Towards Robust Image-in-Audio Deep Steganography
This work addresses the problem of robust signal concealment in multimodal steganography for applications requiring secure data hiding, but it is incremental as it builds upon an existing method.
The paper tackled the challenge of improving robustness in image-in-audio deep steganography by enhancing an existing method with modifications to the loss function, STFT utilization, redundancy encoding, and pixel subconvolution buffering, resulting in outperformance over the existing method in robustness and perceptual transparency.
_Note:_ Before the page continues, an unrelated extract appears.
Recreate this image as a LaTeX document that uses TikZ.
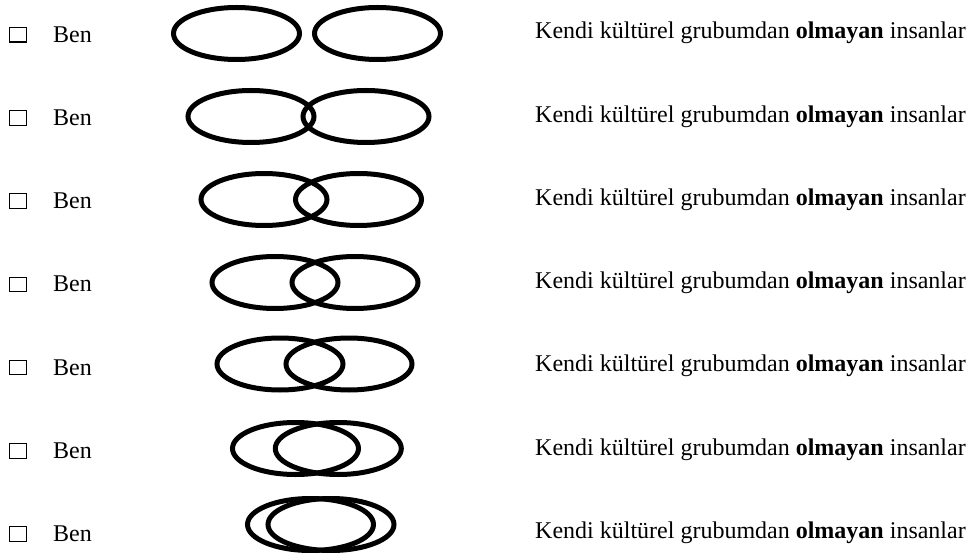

The field of steganography has experienced a surge of interest due to the recent advancements in AI-powered techniques, particularly in the context of multimodal setups that enable the concealment of signals within signals of a different nature. The primary objectives of all steganographic methods are to achieve perceptual transparency, robustness, and large embedding capacity - which often present conflicting goals that classical methods have struggled to reconcile. This paper extends and enhances an existing image-in-audio deep steganography method by focusing on improving its robustness. The proposed enhancements include modifications to the loss function, utilization of the Short-Time Fourier Transform (STFT), introduction of redundancy in the encoding process for error correction, and buffering of additional information in the pixel subconvolution operation. The results demonstrate that our approach outperforms the existing method in terms of robustness and perceptual transparency.